# Your goal
Quote the listing in full, exactly as given, minus any pictures.

# Material
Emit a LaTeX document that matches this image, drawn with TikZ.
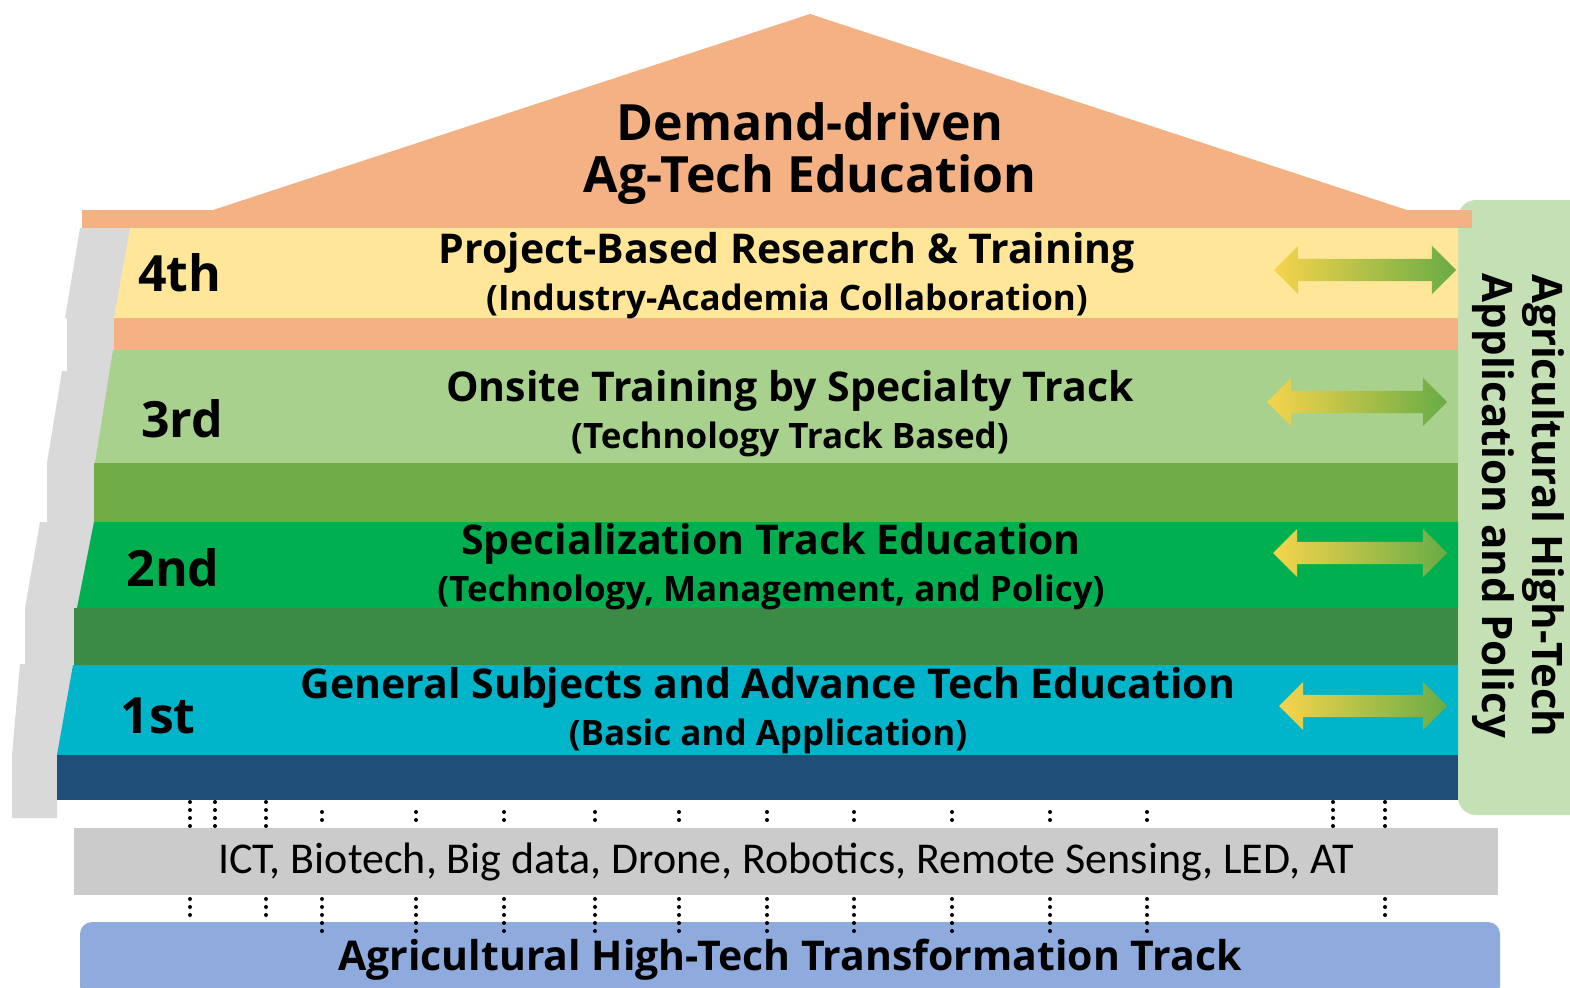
\documentclass[tikz,border=0pt]{standalone}
\usepackage{fontspec}
\setmainfont{Open Sans}
\newfontfamily\techfont{Carlito}
\usetikzlibrary{shapes.arrows}

\definecolor{roofsalmon}{HTML}{F4B183}
\definecolor{lvlfour}{HTML}{FFE699}
\definecolor{lvlthree}{HTML}{A9D18E}
\definecolor{lvlthreebase}{HTML}{70AD47}
\definecolor{lvltwo}{HTML}{00B050}
\definecolor{lvltwobase}{HTML}{3B8A45}
\definecolor{lvlone}{HTML}{00B4CA}
\definecolor{lvlonebase}{HTML}{1F4E79}
\definecolor{stairgrey}{HTML}{D9D9D9}
\definecolor{techgrey}{HTML}{CBCBCB}
\definecolor{sidegreen}{HTML}{C5E0B4}
\definecolor{trackblue}{HTML}{8FAADC}
\definecolor{arrowyellow}{HTML}{F7D44C}
\definecolor{arrowgreen}{HTML}{68AC45}

\tikzset{
  roottext/.style={font=\bfseries\fontsize{50}{52}\selectfont, align=center},
  headtext/.style={font=\bfseries\fontsize{41}{44}\selectfont},
  subtext/.style={font=\bfseries\fontsize{35}{38}\selectfont},
  lvltext/.style={font=\bfseries\fontsize{50}{54}\selectfont},
  linkarrow/.style={double arrow, double arrow head extend=13pt,
    double arrow tip angle=90, inner xsep=0pt, inner ysep=11pt,
    text height=0pt, text depth=0pt,
    left color=arrowyellow, right color=arrowgreen},
  dots/.style={line width=4pt, line cap=round, dash pattern=on 0pt off 8pt}
}

\begin{document}
\begin{tikzpicture}[x=1pt,y=-1pt]
\useasboundingbox (0,0) rectangle (1570,987);
\clip (0,0) rectangle (1570,987);

% side box and stairs
\fill[sidegreen, rounded corners=18pt] (1620,815) -- (1458,815) -- (1458,200) -- (1620,200) -- cycle;
\fill[stairgrey] (80,228) -- (200,228) -- (200,755) -- (57,755) -- (57,818) -- (12,818) -- (12,755)
  -- (20,664) -- (25,664) -- (25,608) -- (40,522) -- (47,522) -- (47,463) -- (62,371)
  -- (67,371) -- (67,318) -- (65,318) -- cycle;

% roof
\fill[roofsalmon] (210,211) -- (810,14) -- (1410,211) -- cycle;
\fill[roofsalmon] (82,210) rectangle (1472,228);

% levels
\fill[lvlfour] (130,228) -- (1458,228) -- (1458,318) -- (114,318) -- cycle;
\fill[roofsalmon] (114,318) rectangle (1458,350);
\fill[lvlthree] (113,350) -- (1458,350) -- (1458,463) -- (95,463) -- cycle;
\fill[lvlthreebase] (94,463) rectangle (1458,522);
\fill[lvltwo] (94,522) -- (1458,522) -- (1458,608) -- (77,608) -- cycle;
\fill[lvltwobase] (74,608) rectangle (1458,665);
\fill[lvlone] (73,665) -- (1458,665) -- (1458,755) -- (57,755) -- cycle;
\fill[lvlonebase] (57,755) rectangle (1458,800);

\node[roottext] (roof) at (810,154) {Demand-driven\\Ag-Tech Education};

\node[lvltext] (l4) at (180,273) {4th};
\node[lvltext] (l3) at (182,419) {3rd};
\node[lvltext] (l2) at (173,568) {2nd};
\node[lvltext] (l1) at (158,716) {1st};

\node[headtext] (h4) at (787,253) {Project-Based Research \& Training};
\node[subtext] (s4) at (787,301) {(Industry-Academia Collaboration)};
\node[headtext] (h3) at (790,391) {Onsite Training by Specialty Track};
\node[subtext] (s3) at (790,439) {(Technology Track Based)};
\node[headtext] (h2) at (771,544) {Specialization Track Education};
\node[subtext] (s2) at (771,592) {(Technology, Management, and Policy)};
\node[headtext] (h1) at (768,688) {General Subjects and Advance Tech Education};
\node[subtext] (s1) at (768,736) {(Basic and Application)};

\node[linkarrow, minimum height=182pt] (a4) at (1365,270) {};
\node[linkarrow, minimum height=180pt] (a3) at (1357,402) {};
\node[linkarrow, minimum height=174pt] (a2) at (1360,553) {};
\node[linkarrow, minimum height=168pt] (a1) at (1363,706) {};

\node[rotate=-90, align=center, font=\bfseries\fontsize{42}{50}\selectfont] (side) at (1518,506)
  {Agricultural High-Tech\\Application and Policy};

% base tracks
\node[fill=techgrey, minimum width=1424pt, minimum height=67pt, inner sep=0pt,
  font=\techfont\fontsize{44}{46}\selectfont] (tech) at (786,861.5)
  {ICT, Biotech, Big data, Drone, Robotics, Remote Sensing, LED, AT};
\node[fill=trackblue, rounded corners=12pt, minimum width=1420pt, minimum height=76pt,
  inner sep=0pt, font=\bfseries\fontsize{41}{44}\selectfont] (track) at (790,960)
  {Agricultural High-Tech Transformation Track};

\foreach \x in {190,215,266,1333,1385}
  \draw[dots] (\x,802) -- (\x,0 |- tech.north);
\foreach \x in {322,416,504,595,679,767,854,952,1050,1147}
  \draw[dots] (\x,812) -- (\x,0 |- tech.north);
\foreach \x in {190,266,1385}
  \draw[dots] (\x,899) -- (\x,920);
\foreach \x in {322,416,504,595,679,767,854,952,1050,1147}
  \draw[dots] (\x,899) -- (\x,931);

\end{tikzpicture}
\end{document}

# Output of the task
Emit a LaTeX document that matches this image, drawn with TikZ.
\documentclass[tikz,border=0pt]{standalone}
\usepackage{fontspec}
\setmainfont{Open Sans}
\newfontfamily\techfont{Carlito}
\usetikzlibrary{shapes.arrows}

\definecolor{roofsalmon}{HTML}{F4B183}
\definecolor{lvlfour}{HTML}{FFE699}
\definecolor{lvlthree}{HTML}{A9D18E}
\definecolor{lvlthreebase}{HTML}{70AD47}
\definecolor{lvltwo}{HTML}{00B050}
\definecolor{lvltwobase}{HTML}{3B8A45}
\definecolor{lvlone}{HTML}{00B4CA}
\definecolor{lvlonebase}{HTML}{1F4E79}
\definecolor{stairgrey}{HTML}{D9D9D9}
\definecolor{techgrey}{HTML}{CBCBCB}
\definecolor{sidegreen}{HTML}{C5E0B4}
\definecolor{trackblue}{HTML}{8FAADC}
\definecolor{arrowyellow}{HTML}{F7D44C}
\definecolor{arrowgreen}{HTML}{68AC45}

\tikzset{
  roottext/.style={font=\bfseries\fontsize{50}{52}\selectfont, align=center},
  headtext/.style={font=\bfseries\fontsize{41}{44}\selectfont},
  subtext/.style={font=\bfseries\fontsize{35}{38}\selectfont},
  lvltext/.style={font=\bfseries\fontsize{50}{54}\selectfont},
  linkarrow/.style={double arrow, double arrow head extend=13pt,
    double arrow tip angle=90, inner xsep=0pt, inner ysep=11pt,
    text height=0pt, text depth=0pt,
    left color=arrowyellow, right color=arrowgreen},
  dots/.style={line width=4pt, line cap=round, dash pattern=on 0pt off 8pt}
}

\begin{document}
\begin{tikzpicture}[x=1pt,y=-1pt]
\useasboundingbox (0,0) rectangle (1570,987);
\clip (0,0) rectangle (1570,987);

% side box and stairs
\fill[sidegreen, rounded corners=18pt] (1620,815) -- (1458,815) -- (1458,200) -- (1620,200) -- cycle;
\fill[stairgrey] (80,228) -- (200,228) -- (200,755) -- (57,755) -- (57,818) -- (12,818) -- (12,755)
  -- (20,664) -- (25,664) -- (25,608) -- (40,522) -- (47,522) -- (47,463) -- (62,371)
  -- (67,371) -- (67,318) -- (65,318) -- cycle;

% roof
\fill[roofsalmon] (210,211) -- (810,14) -- (1410,211) -- cycle;
\fill[roofsalmon] (82,210) rectangle (1472,228);

% levels
\fill[lvlfour] (130,228) -- (1458,228) -- (1458,318) -- (114,318) -- cycle;
\fill[roofsalmon] (114,318) rectangle (1458,350);
\fill[lvlthree] (113,350) -- (1458,350) -- (1458,463) -- (95,463) -- cycle;
\fill[lvlthreebase] (94,463) rectangle (1458,522);
\fill[lvltwo] (94,522) -- (1458,522) -- (1458,608) -- (77,608) -- cycle;
\fill[lvltwobase] (74,608) rectangle (1458,665);
\fill[lvlone] (73,665) -- (1458,665) -- (1458,755) -- (57,755) -- cycle;
\fill[lvlonebase] (57,755) rectangle (1458,800);

\node[roottext] (roof) at (810,154) {Demand-driven\\Ag-Tech Education};

\node[lvltext] (l4) at (180,273) {4th};
\node[lvltext] (l3) at (182,419) {3rd};
\node[lvltext] (l2) at (173,568) {2nd};
\node[lvltext] (l1) at (158,716) {1st};

\node[headtext] (h4) at (787,253) {Project-Based Research \& Training};
\node[subtext] (s4) at (787,301) {(Industry-Academia Collaboration)};
\node[headtext] (h3) at (790,391) {Onsite Training by Specialty Track};
\node[subtext] (s3) at (790,439) {(Technology Track Based)};
\node[headtext] (h2) at (771,544) {Specialization Track Education};
\node[subtext] (s2) at (771,592) {(Technology, Management, and Policy)};
\node[headtext] (h1) at (768,688) {General Subjects and Advance Tech Education};
\node[subtext] (s1) at (768,736) {(Basic and Application)};

\node[linkarrow, minimum height=182pt] (a4) at (1365,270) {};
\node[linkarrow, minimum height=180pt] (a3) at (1357,402) {};
\node[linkarrow, minimum height=174pt] (a2) at (1360,553) {};
\node[linkarrow, minimum height=168pt] (a1) at (1363,706) {};

\node[rotate=-90, align=center, font=\bfseries\fontsize{42}{50}\selectfont] (side) at (1518,506)
  {Agricultural High-Tech\\Application and Policy};

% base tracks
\node[fill=techgrey, minimum width=1424pt, minimum height=67pt, inner sep=0pt,
  font=\techfont\fontsize{44}{46}\selectfont] (tech) at (786,861.5)
  {ICT, Biotech, Big data, Drone, Robotics, Remote Sensing, LED, AT};
\node[fill=trackblue, rounded corners=12pt, minimum width=1420pt, minimum height=76pt,
  inner sep=0pt, font=\bfseries\fontsize{41}{44}\selectfont] (track) at (790,960)
  {Agricultural High-Tech Transformation Track};

\foreach \x in {190,215,266,1333,1385}
  \draw[dots] (\x,802) -- (\x,0 |- tech.north);
\foreach \x in {322,416,504,595,679,767,854,952,1050,1147}
  \draw[dots] (\x,812) -- (\x,0 |- tech.north);
\foreach \x in {190,266,1385}
  \draw[dots] (\x,899) -- (\x,920);
\foreach \x in {322,416,504,595,679,767,854,952,1050,1147}
  \draw[dots] (\x,899) -- (\x,931);

\end{tikzpicture}
\end{document}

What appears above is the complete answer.